RECORDS SUPPLIED.
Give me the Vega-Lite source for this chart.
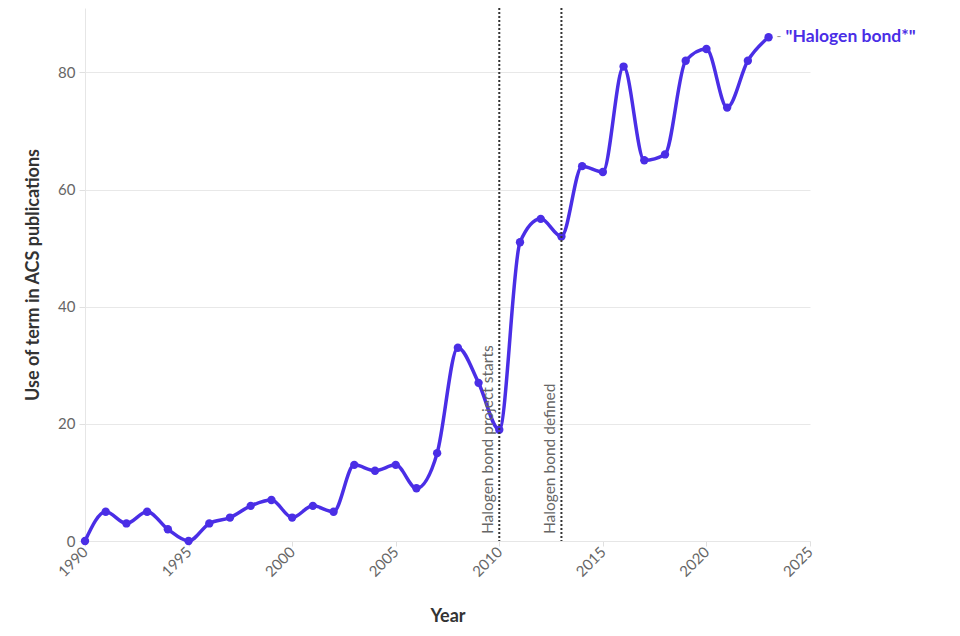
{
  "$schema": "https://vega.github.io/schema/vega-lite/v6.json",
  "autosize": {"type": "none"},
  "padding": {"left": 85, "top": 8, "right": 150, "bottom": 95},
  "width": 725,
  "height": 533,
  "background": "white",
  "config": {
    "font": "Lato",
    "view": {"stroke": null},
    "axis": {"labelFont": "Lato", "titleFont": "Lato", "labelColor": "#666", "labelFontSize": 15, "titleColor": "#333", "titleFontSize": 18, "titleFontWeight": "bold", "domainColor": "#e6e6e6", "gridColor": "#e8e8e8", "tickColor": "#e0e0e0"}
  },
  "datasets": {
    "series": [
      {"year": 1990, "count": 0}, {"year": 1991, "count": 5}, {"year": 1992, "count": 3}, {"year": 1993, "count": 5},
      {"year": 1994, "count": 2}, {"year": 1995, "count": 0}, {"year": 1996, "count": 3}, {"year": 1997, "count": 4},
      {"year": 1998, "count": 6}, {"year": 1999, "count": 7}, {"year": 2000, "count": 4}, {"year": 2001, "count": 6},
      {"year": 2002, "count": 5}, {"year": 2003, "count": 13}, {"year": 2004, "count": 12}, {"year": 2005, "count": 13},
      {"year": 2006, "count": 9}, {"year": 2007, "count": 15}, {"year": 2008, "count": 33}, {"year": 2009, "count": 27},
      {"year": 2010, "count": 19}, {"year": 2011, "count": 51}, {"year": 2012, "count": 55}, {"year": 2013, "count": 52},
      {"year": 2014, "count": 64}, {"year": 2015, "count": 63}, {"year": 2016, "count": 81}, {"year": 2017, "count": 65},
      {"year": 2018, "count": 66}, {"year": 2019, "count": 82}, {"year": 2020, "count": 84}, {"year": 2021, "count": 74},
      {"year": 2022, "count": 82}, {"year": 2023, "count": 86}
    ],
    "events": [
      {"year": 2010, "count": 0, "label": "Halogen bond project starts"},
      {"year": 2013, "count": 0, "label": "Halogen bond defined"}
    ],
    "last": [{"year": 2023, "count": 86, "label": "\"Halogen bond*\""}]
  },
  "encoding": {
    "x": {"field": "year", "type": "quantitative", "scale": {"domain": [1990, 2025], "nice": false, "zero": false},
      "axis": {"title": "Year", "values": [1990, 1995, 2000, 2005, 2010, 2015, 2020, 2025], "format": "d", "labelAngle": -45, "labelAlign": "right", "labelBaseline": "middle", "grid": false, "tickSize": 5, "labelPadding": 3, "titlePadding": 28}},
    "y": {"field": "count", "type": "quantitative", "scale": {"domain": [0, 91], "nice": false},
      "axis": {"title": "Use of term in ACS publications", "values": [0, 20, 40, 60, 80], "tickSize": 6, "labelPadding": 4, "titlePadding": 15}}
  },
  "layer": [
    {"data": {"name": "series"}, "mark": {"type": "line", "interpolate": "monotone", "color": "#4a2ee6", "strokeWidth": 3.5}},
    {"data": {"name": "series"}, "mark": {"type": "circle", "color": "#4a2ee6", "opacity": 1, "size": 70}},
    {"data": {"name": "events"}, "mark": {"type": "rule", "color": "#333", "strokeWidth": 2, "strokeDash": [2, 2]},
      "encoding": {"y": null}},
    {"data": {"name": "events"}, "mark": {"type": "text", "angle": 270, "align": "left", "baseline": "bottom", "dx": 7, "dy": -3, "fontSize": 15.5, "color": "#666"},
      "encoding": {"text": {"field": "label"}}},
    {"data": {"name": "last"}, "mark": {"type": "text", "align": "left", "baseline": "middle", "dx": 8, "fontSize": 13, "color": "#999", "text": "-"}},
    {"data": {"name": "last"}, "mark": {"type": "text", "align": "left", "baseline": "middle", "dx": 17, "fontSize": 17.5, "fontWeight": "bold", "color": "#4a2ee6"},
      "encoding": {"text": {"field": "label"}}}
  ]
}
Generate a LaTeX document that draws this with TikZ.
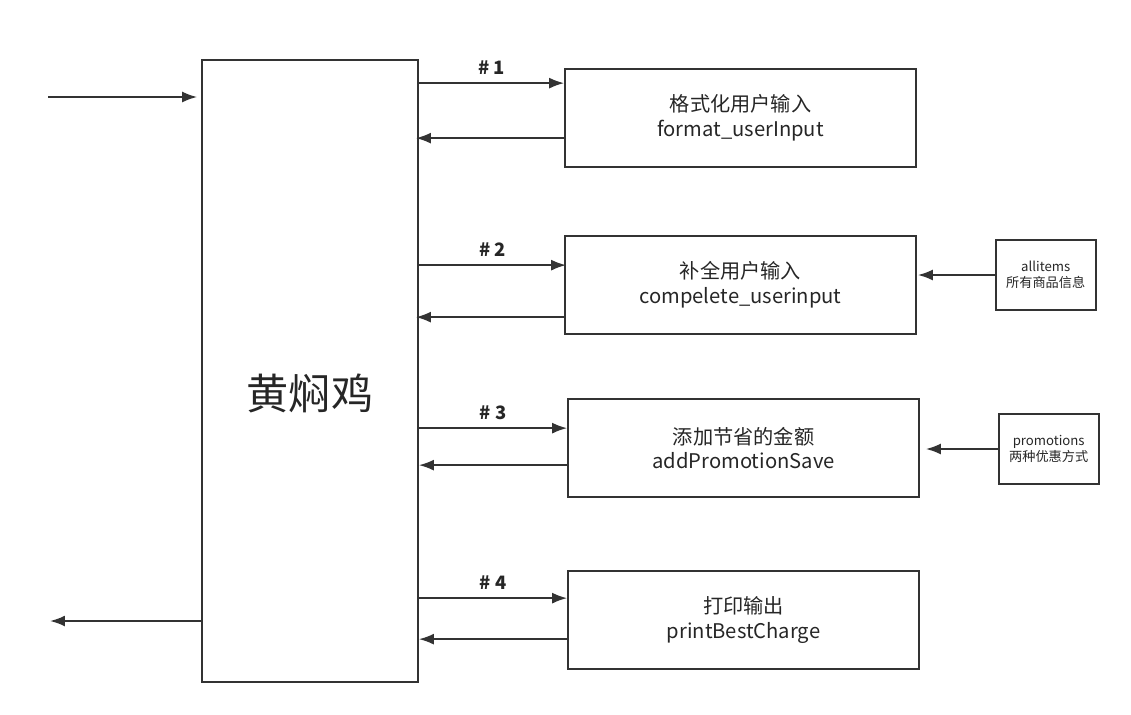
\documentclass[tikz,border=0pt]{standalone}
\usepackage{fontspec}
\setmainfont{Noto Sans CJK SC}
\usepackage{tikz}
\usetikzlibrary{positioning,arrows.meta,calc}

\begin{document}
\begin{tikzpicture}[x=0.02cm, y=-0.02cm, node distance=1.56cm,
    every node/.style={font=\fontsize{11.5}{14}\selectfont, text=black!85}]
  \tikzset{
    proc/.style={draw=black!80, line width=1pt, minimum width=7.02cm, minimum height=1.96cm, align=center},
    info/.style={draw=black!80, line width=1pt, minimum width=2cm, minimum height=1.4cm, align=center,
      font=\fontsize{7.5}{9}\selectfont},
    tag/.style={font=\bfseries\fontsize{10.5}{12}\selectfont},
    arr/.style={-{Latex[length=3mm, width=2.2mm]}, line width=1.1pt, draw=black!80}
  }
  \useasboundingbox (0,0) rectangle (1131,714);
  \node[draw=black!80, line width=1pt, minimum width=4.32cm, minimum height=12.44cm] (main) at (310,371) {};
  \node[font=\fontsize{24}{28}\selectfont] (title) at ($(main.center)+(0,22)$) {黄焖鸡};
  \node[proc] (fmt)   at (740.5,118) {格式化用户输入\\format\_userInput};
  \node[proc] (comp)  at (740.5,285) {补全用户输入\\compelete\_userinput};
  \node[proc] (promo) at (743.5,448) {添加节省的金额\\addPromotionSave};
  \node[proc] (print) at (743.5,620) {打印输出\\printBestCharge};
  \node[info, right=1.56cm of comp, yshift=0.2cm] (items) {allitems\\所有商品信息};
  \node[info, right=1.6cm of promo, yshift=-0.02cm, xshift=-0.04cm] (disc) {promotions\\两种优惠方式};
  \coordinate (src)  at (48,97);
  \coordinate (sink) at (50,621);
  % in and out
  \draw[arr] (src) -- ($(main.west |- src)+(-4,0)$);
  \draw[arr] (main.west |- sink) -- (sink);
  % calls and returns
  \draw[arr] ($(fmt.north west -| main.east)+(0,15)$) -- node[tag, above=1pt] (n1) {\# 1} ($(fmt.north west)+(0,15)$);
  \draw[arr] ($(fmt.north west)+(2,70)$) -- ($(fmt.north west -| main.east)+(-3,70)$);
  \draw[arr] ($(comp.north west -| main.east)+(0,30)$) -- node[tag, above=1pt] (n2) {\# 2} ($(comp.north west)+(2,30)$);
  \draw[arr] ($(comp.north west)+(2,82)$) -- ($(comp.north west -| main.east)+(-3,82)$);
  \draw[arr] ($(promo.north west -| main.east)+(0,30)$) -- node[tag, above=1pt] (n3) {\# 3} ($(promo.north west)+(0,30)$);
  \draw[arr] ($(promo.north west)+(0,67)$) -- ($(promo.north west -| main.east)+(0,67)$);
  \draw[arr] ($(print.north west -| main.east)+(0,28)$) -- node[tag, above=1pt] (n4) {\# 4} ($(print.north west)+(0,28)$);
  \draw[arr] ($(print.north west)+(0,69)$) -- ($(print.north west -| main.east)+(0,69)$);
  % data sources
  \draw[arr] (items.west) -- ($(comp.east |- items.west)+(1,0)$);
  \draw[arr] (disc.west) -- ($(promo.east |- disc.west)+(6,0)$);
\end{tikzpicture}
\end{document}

WHAT YOU ARE ASKED TO DO. From start to finish, output the listing exactly, but omit its pictures.

RESPONSE TO THE TASK.
Give me the Vega-Lite source for this chart.
{
  "$schema": "https://vega.github.io/schema/vega-lite/v6.json",
  "autosize": {"type": "none"},
  "padding": {"left": 85, "top": 8, "right": 150, "bottom": 95},
  "width": 725,
  "height": 533,
  "background": "white",
  "config": {
    "font": "Lato",
    "view": {"stroke": null},
    "axis": {"labelFont": "Lato", "titleFont": "Lato", "labelColor": "#666", "labelFontSize": 15, "titleColor": "#333", "titleFontSize": 18, "titleFontWeight": "bold", "domainColor": "#e6e6e6", "gridColor": "#e8e8e8", "tickColor": "#e0e0e0"}
  },
  "datasets": {
    "series": [
      {"year": 1990, "count": 0}, {"year": 1991, "count": 5}, {"year": 1992, "count": 3}, {"year": 1993, "count": 5},
      {"year": 1994, "count": 2}, {"year": 1995, "count": 0}, {"year": 1996, "count": 3}, {"year": 1997, "count": 4},
      {"year": 1998, "count": 6}, {"year": 1999, "count": 7}, {"year": 2000, "count": 4}, {"year": 2001, "count": 6},
      {"year": 2002, "count": 5}, {"year": 2003, "count": 13}, {"year": 2004, "count": 12}, {"year": 2005, "count": 13},
      {"year": 2006, "count": 9}, {"year": 2007, "count": 15}, {"year": 2008, "count": 33}, {"year": 2009, "count": 27},
      {"year": 2010, "count": 19}, {"year": 2011, "count": 51}, {"year": 2012, "count": 55}, {"year": 2013, "count": 52},
      {"year": 2014, "count": 64}, {"year": 2015, "count": 63}, {"year": 2016, "count": 81}, {"year": 2017, "count": 65},
      {"year": 2018, "count": 66}, {"year": 2019, "count": 82}, {"year": 2020, "count": 84}, {"year": 2021, "count": 74},
      {"year": 2022, "count": 82}, {"year": 2023, "count": 86}
    ],
    "events": [
      {"year": 2010, "count": 0, "label": "Halogen bond project starts"},
      {"year": 2013, "count": 0, "label": "Halogen bond defined"}
    ],
    "last": [{"year": 2023, "count": 86, "label": "\"Halogen bond*\""}]
  },
  "encoding": {
    "x": {"field": "year", "type": "quantitative", "scale": {"domain": [1990, 2025], "nice": false, "zero": false},
      "axis": {"title": "Year", "values": [1990, 1995, 2000, 2005, 2010, 2015, 2020, 2025], "format": "d", "labelAngle": -45, "labelAlign": "right", "labelBaseline": "middle", "grid": false, "tickSize": 5, "labelPadding": 3, "titlePadding": 28}},
    "y": {"field": "count", "type": "quantitative", "scale": {"domain": [0, 91], "nice": false},
      "axis": {"title": "Use of term in ACS publications", "values": [0, 20, 40, 60, 80], "tickSize": 6, "labelPadding": 4, "titlePadding": 15}}
  },
  "layer": [
    {"data": {"name": "series"}, "mark": {"type": "line", "interpolate": "monotone", "color": "#4a2ee6", "strokeWidth": 3.5}},
    {"data": {"name": "series"}, "mark": {"type": "circle", "color": "#4a2ee6", "opacity": 1, "size": 70}},
    {"data": {"name": "events"}, "mark": {"type": "rule", "color": "#333", "strokeWidth": 2, "strokeDash": [2, 2]},
      "encoding": {"y": null}},
    {"data": {"name": "events"}, "mark": {"type": "text", "angle": 270, "align": "left", "baseline": "bottom", "dx": 7, "dy": -3, "fontSize": 15.5, "color": "#666"},
      "encoding": {"text": {"field": "label"}}},
    {"data": {"name": "last"}, "mark": {"type": "text", "align": "left", "baseline": "middle", "dx": 8, "fontSize": 13, "color": "#999", "text": "-"}},
    {"data": {"name": "last"}, "mark": {"type": "text", "align": "left", "baseline": "middle", "dx": 17, "fontSize": 17.5, "fontWeight": "bold", "color": "#4a2ee6"},
      "encoding": {"text": {"field": "label"}}}
  ]
}
Generate a LaTeX document that draws this with TikZ.
\documentclass[tikz,border=0pt]{standalone}
\usepackage{fontspec}
\setmainfont{Noto Sans CJK SC}
\usepackage{tikz}
\usetikzlibrary{positioning,arrows.meta,calc}

\begin{document}
\begin{tikzpicture}[x=0.02cm, y=-0.02cm, node distance=1.56cm,
    every node/.style={font=\fontsize{11.5}{14}\selectfont, text=black!85}]
  \tikzset{
    proc/.style={draw=black!80, line width=1pt, minimum width=7.02cm, minimum height=1.96cm, align=center},
    info/.style={draw=black!80, line width=1pt, minimum width=2cm, minimum height=1.4cm, align=center,
      font=\fontsize{7.5}{9}\selectfont},
    tag/.style={font=\bfseries\fontsize{10.5}{12}\selectfont},
    arr/.style={-{Latex[length=3mm, width=2.2mm]}, line width=1.1pt, draw=black!80}
  }
  \useasboundingbox (0,0) rectangle (1131,714);
  \node[draw=black!80, line width=1pt, minimum width=4.32cm, minimum height=12.44cm] (main) at (310,371) {};
  \node[font=\fontsize{24}{28}\selectfont] (title) at ($(main.center)+(0,22)$) {黄焖鸡};
  \node[proc] (fmt)   at (740.5,118) {格式化用户输入\\format\_userInput};
  \node[proc] (comp)  at (740.5,285) {补全用户输入\\compelete\_userinput};
  \node[proc] (promo) at (743.5,448) {添加节省的金额\\addPromotionSave};
  \node[proc] (print) at (743.5,620) {打印输出\\printBestCharge};
  \node[info, right=1.56cm of comp, yshift=0.2cm] (items) {allitems\\所有商品信息};
  \node[info, right=1.6cm of promo, yshift=-0.02cm, xshift=-0.04cm] (disc) {promotions\\两种优惠方式};
  \coordinate (src)  at (48,97);
  \coordinate (sink) at (50,621);
  % in and out
  \draw[arr] (src) -- ($(main.west |- src)+(-4,0)$);
  \draw[arr] (main.west |- sink) -- (sink);
  % calls and returns
  \draw[arr] ($(fmt.north west -| main.east)+(0,15)$) -- node[tag, above=1pt] (n1) {\# 1} ($(fmt.north west)+(0,15)$);
  \draw[arr] ($(fmt.north west)+(2,70)$) -- ($(fmt.north west -| main.east)+(-3,70)$);
  \draw[arr] ($(comp.north west -| main.east)+(0,30)$) -- node[tag, above=1pt] (n2) {\# 2} ($(comp.north west)+(2,30)$);
  \draw[arr] ($(comp.north west)+(2,82)$) -- ($(comp.north west -| main.east)+(-3,82)$);
  \draw[arr] ($(promo.north west -| main.east)+(0,30)$) -- node[tag, above=1pt] (n3) {\# 3} ($(promo.north west)+(0,30)$);
  \draw[arr] ($(promo.north west)+(0,67)$) -- ($(promo.north west -| main.east)+(0,67)$);
  \draw[arr] ($(print.north west -| main.east)+(0,28)$) -- node[tag, above=1pt] (n4) {\# 4} ($(print.north west)+(0,28)$);
  \draw[arr] ($(print.north west)+(0,69)$) -- ($(print.north west -| main.east)+(0,69)$);
  % data sources
  \draw[arr] (items.west) -- ($(comp.east |- items.west)+(1,0)$);
  \draw[arr] (disc.west) -- ($(promo.east |- disc.west)+(6,0)$);
\end{tikzpicture}
\end{document}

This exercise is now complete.